The Sting era only deepened that. Darby grew into a bigger star, found a legendary partner, and helped carry one of AEW’s most meaningful long-term relationships all the way to Sting’s retirement run in 2024. They won the tag titles together, they closed that chapter with real weight, and Darby came out of it feeling even more important. But he still was not world champion. Even his biggest moments kept stopping one step short of the company’s highest prize. 

That is why the losses mattered. MJF beat him with a headlock takeover in the Four Pillars match. Jon Moxley beat him in another world title shot at Grand Slam. Going into Dynasty, Darby was still carrying the label of a guy who could headline, could bleed, could crash, could inspire, but could not close at the level that defines a franchise player. 

AEW did a better job with that this year because it stopped treating Darby like a collection of stunts and started treating him like a man terrified of never proving the damage meant anything. His run through the Death Riders and The Dogs gave the chase real texture. He beat PAC at Maximum Carnage, beat Gabe Kidd in a Coffin Match, and kept fighting like somebody who understood this might be the last time the door opened this wide. Then came the promo last week where he admitted what this really was: not just ambition, but fear. Fear that he could not win the big one. Fear that he could not be the face of the company. Fear that all the glass, fire, and blood would mean nothing if he never became AEW World Champion. 

That is the part AEW finally got right tonight. Yes, the setup was messy. MJF being forced into the defense with only a few hours notice was always going to draw criticism, and it did. But the emotional framing was stronger than the contrivance. Darby talking about Everett, about starting there, about succeeding or failing as himself, gave the match the kind of personal gravity AEW sometimes misses when it gets too cute with the mechanics. 

Then Sting showed up and told him it was his time. That was the final touch the story needed. Darby has spent years as the guy taking punishment, chasing approval, carrying expectations, and surviving impossible situations.
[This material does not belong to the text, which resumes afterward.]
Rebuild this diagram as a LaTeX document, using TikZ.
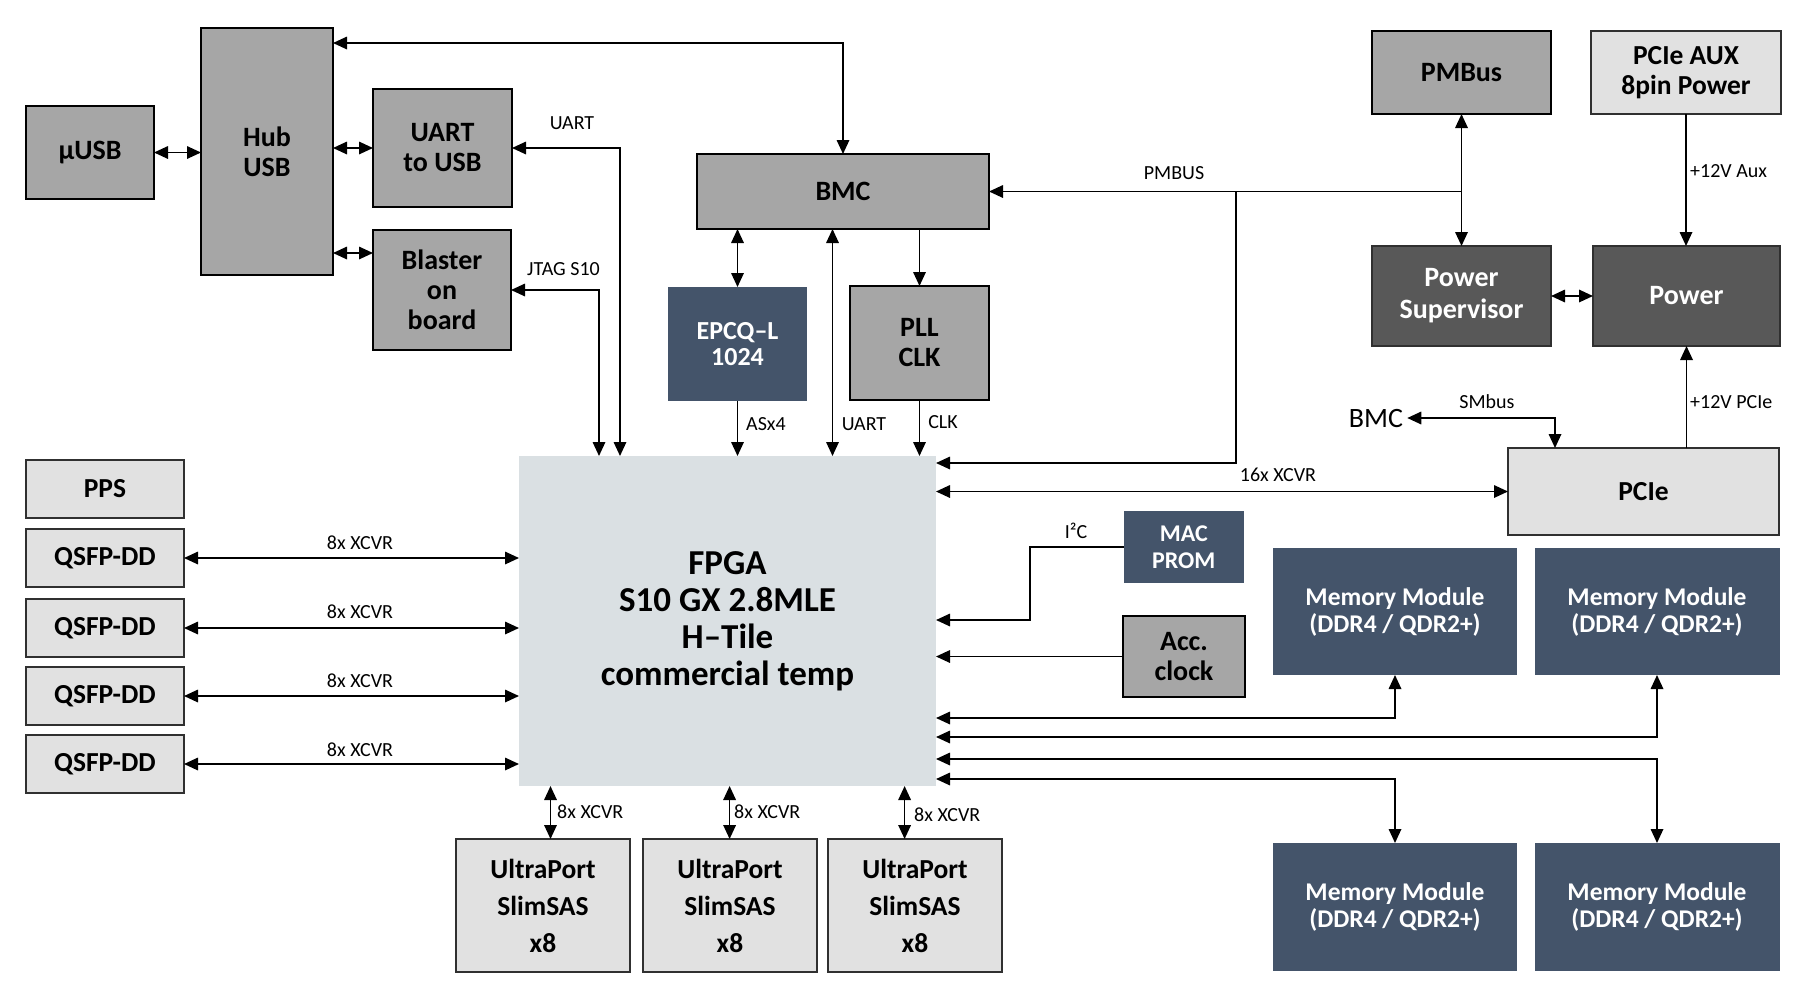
\documentclass[tikz,border=0pt]{standalone}
\usepackage{fontspec}
\setmainfont{Carlito}
\usetikzlibrary{arrows.meta}
\definecolor{midgray}{HTML}{A6A6A6}
\definecolor{lightgray}{HTML}{E1E1E1}
\definecolor{darkgray}{HTML}{585858}
\definecolor{navy}{HTML}{44546A}
\definecolor{fpgafill}{HTML}{DAE0E3}
\definecolor{edgegray}{HTML}{303030}
\tikzset{
  base/.style={inner sep=0pt, outer sep=0pt, align=center, line width=1.5pt},
  midbox/.style={base, draw=black, fill=midgray, text=black, font=\bfseries\fontsize{28}{30}\selectfont},
  lightbox/.style={base, draw=edgegray, fill=lightgray, text=black, font=\bfseries\fontsize{27.5}{30}\selectfont},
  darkbox/.style={base, draw=edgegray, fill=darkgray, text=white, font=\bfseries\fontsize{28}{32}\selectfont},
  navybox/.style={base, fill=navy, text=white, font=\bfseries\fontsize{25.5}{27}\selectfont},
  lab/.style={inner sep=0pt, font=\fontsize{20}{22}\selectfont},
  conn/.style={line width=1.7pt, draw=black},
  arr/.style={conn, -{Triangle[length=14pt,width=12.5pt]}},
  dbl/.style={conn, {Triangle[length=14pt,width=12.5pt]}-{Triangle[length=14pt,width=12.5pt]}}
}
\begin{document}
\begin{tikzpicture}[x=1pt,y=-1pt]
\useasboundingbox (0,0) rectangle (1807,997);
\fill[white] (0,0) rectangle (1807,997);

% ---- boxes ----
\node[midbox, minimum width=128pt, minimum height=93pt] (usb) at (90,152.5) {µUSB};
\node[midbox, minimum width=132pt, minimum height=247pt] (hub) at (267,151.5) {Hub\\USB};
\node[midbox, minimum width=139pt, minimum height=118pt] (uart) at (442.5,148) {UART\\to USB};
\node[midbox, minimum width=138pt, minimum height=120pt] (blaster) at (442,290) {Blaster\\on\\board};
\node[midbox, minimum width=292pt, minimum height=75pt] (bmc) at (843,191.5) {BMC};
\node[navybox, font=\bfseries\fontsize{26}{26}\selectfont, minimum width=139pt, minimum height=114pt] (epcq) at (737.5,344) {EPCQ–L\\1024};
\node[midbox, minimum width=139pt, minimum height=114pt] (pll) at (919.5,343) {PLL\\CLK};
\node[midbox, minimum width=179pt, minimum height=83pt] (pmbus) at (1461.5,72.5) {PMBus};
\node[lightbox, minimum width=190pt, minimum height=83pt] (aux) at (1686,72.5) {PCIe AUX\\8pin Power};
\node[darkbox, minimum width=179pt, minimum height=100pt] (psup) at (1461.5,296) {Power\\Supervisor};
\node[darkbox, minimum width=187pt, minimum height=100pt] (power) at (1686.5,296) {Power};
\node[lightbox, minimum width=271pt, minimum height=87pt] (pcie) at (1643.5,491.5) {PCIe};
\node[base, fill=fpgafill, minimum width=417pt, minimum height=330pt, font=\bfseries\fontsize{35}{37}\selectfont] (fpga) at (727.5,621) {FPGA\\S10 GX 2.8MLE\\H–Tile\\commercial temp};
\node[lightbox, minimum width=158pt, minimum height=58pt] (pps) at (105,489) {PPS};
\node[lightbox, minimum width=158pt, minimum height=58pt] (q1) at (105,558) {QSFP-DD};
\node[lightbox, minimum width=158pt, minimum height=58pt] (q2) at (105,628) {QSFP-DD};
\node[lightbox, minimum width=158pt, minimum height=58pt] (q3) at (105,696) {QSFP-DD};
\node[lightbox, minimum width=158pt, minimum height=58pt] (q4) at (105,764) {QSFP-DD};
\node[lightbox, font=\bfseries\fontsize{27.5}{37}\selectfont, minimum width=174pt, minimum height=133pt] (up1) at (543,905.5) {UltraPort\\SlimSAS\\x8};
\node[lightbox, font=\bfseries\fontsize{27.5}{37}\selectfont, minimum width=174pt, minimum height=133pt] (up2) at (730,905.5) {UltraPort\\SlimSAS\\x8};
\node[lightbox, font=\bfseries\fontsize{27.5}{37}\selectfont, minimum width=174pt, minimum height=133pt] (up3) at (915,905.5) {UltraPort\\SlimSAS\\x8};
\node[navybox, font=\bfseries\fontsize{24}{27}\selectfont, minimum width=120pt, minimum height=72pt] (mac) at (1183.75,547) {MAC\\PROM};
\node[midbox, minimum width=122pt, minimum height=81pt] (acc) at (1184,656.5) {Acc.\\clock};
\node[navybox, minimum width=244pt, minimum height=127pt] (mm1) at (1395,611.5) {Memory Module\\(DDR4 / QDR2+)};
\node[navybox, minimum width=245pt, minimum height=127pt] (mm2) at (1657,611.5) {Memory Module\\(DDR4 / QDR2+)};
\node[navybox, minimum width=244pt, minimum height=128pt] (mm3) at (1395,907) {Memory Module\\(DDR4 / QDR2+)};
\node[navybox, minimum width=245pt, minimum height=128pt] (mm4) at (1657,907) {Memory Module\\(DDR4 / QDR2+)};
\node[inner sep=0pt, inner xsep=4pt, font=\fontsize{28}{30}\selectfont] (bmcref) at (1376,418) {BMC};

% ---- helper coordinates ----
\coordinate (yHB) at (0,253);
\coordinate (yTop) at (0,43);
\coordinate (xU) at (620,0);
\coordinate (xJ) at (599,0);
\coordinate (xB) at (832.5,0);
\coordinate (xP) at (1236,0);
\coordinate (yPF) at (0,463);
\coordinate (xSM) at (1555,0);
\coordinate (xI) at (1030,0);
\coordinate (yI) at (0,620);
\coordinate (yM1) at (0,718);
\coordinate (yM2) at (0,737);
\coordinate (yM4) at (0,759);
\coordinate (yM3) at (0,779);
\coordinate (xu1) at (550.5,0);
\coordinate (xu2) at (729.6,0);
\coordinate (xu3) at (904.6,0);

% ---- connectors ----
\draw[dbl] (usb.east) -- (usb.east -| hub.west);
\draw[dbl] (uart.west -| hub.east) -- (uart.west);
\draw[dbl] (hub.east |- yHB) -- (blaster.west |- yHB);
\draw[dbl] (hub.east |- yTop) -| (bmc.north);
\draw[dbl] (uart.east) -| (xU |- fpga.north);
\draw[dbl] (blaster.east) -| (xJ |- fpga.north);
\draw[dbl] (epcq.north |- bmc.south) -- (epcq.north);
\draw[dbl] (xB |- bmc.south) -- (xB |- fpga.north);
\draw[arr] (pll.north |- bmc.south) -- (pll.north);
\draw[arr] (epcq.south) -- (epcq.south |- fpga.north);
\draw[arr] (pll.south) -- (pll.south |- fpga.north);
\draw[dbl] (pmbus.south) -- (psup.north);
\draw[arr] (pmbus.south |- bmc.east) -- (bmc.east);
\draw[arr] (xP |- bmc.east) |- (fpga.east |- yPF);
\draw[dbl] (fpga.east |- pcie.west) -- (pcie.west);
\draw[dbl] (bmcref.east) -| (xSM |- pcie.north);
\draw[arr] (aux.south) -- (aux.south |- power.north);
\draw[arr] (power.south |- pcie.north) -- (power.south);
\draw[dbl] (psup.east) -- (power.west);
\draw[arr] (mac.west) -| (xI |- yI) -- (fpga.east |- yI);
\draw[arr] (acc.west) -- (fpga.east |- acc.west);
\draw[dbl] (fpga.east |- yM1) -| (mm1.south);
\draw[dbl] (fpga.east |- yM2) -| (mm2.south);
\draw[dbl] (fpga.east |- yM4) -| (mm4.north);
\draw[dbl] (fpga.east |- yM3) -| (mm3.north);
\draw[dbl] (q1.east) -- (fpga.west |- q1.east);
\draw[dbl] (q2.east) -- (fpga.west |- q2.east);
\draw[dbl] (q3.east) -- (fpga.west |- q3.east);
\draw[dbl] (q4.east) -- (fpga.west |- q4.east);
\draw[dbl] (xu1 |- fpga.south) -- (xu1 |- up1.north);
\draw[dbl] (xu2 |- fpga.south) -- (xu2 |- up2.north);
\draw[dbl] (xu3 |- fpga.south) -- (xu3 |- up3.north);

% ---- labels ----
\node[lab] (l1) at (572,123) {UART};
\node[lab] (l2) at (563.5,269.5) {JTAG S10};
\node[lab] (l3) at (1174,173) {PMBUS};
\node[lab] (l4) at (766,424) {ASx4};
\node[lab] (l5) at (864,424) {UART};
\node[lab] (l6) at (943,422) {CLK};
\node[lab, anchor=west] (l7) at (1690,171) {+12V Aux};
\node[lab, anchor=west] (l8) at (1690,402) {+12V PCIe};
\node[lab] (l9) at (1487,402) {SMbus};
\node[lab] (l10) at (1278,475) {16x XCVR};
\node[lab] (l11) at (1076,531) {I²C};
\node[lab] (l12) at (360,543) {8x XCVR};
\node[lab] (l13) at (360,612) {8x XCVR};
\node[lab] (l14) at (360,681) {8x XCVR};
\node[lab] (l15) at (360,750) {8x XCVR};
\node[lab, anchor=west] (l16) at (557,812) {8x XCVR};
\node[lab, anchor=west] (l17) at (734,812) {8x XCVR};
\node[lab, anchor=west] (l18) at (914,815) {8x XCVR};
\end{tikzpicture}
\end{document}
Tonight he did not just survive. He finished it. AEW’s own social media called him the new AEW World Champion, and the image of Sting and the locker room celebrating with him said everything the moment needed to say. 

The reaction is going to be split on the structure, and that is fair. Some people were already arguing MJF’s reign should not end on television. Others thought Darby should have been the one to dethrone a different champion earlier in the cycle. But the payoff itself is hard to argue with. Darby Allin is one of the few AEW originals whose climb still feels tied directly to the company’s identity, and tonight finally gave that history a finish worthy of it. 

For AEW, this was not just a title change. It was a decision to finally let one of its longest-running homegrown stories reach the place it should have reached a long time ago. Darby Allin has always been the wrestler who made pain feel meaningful. Tonight, AEW finally let that pain turn into the biggest win of his career.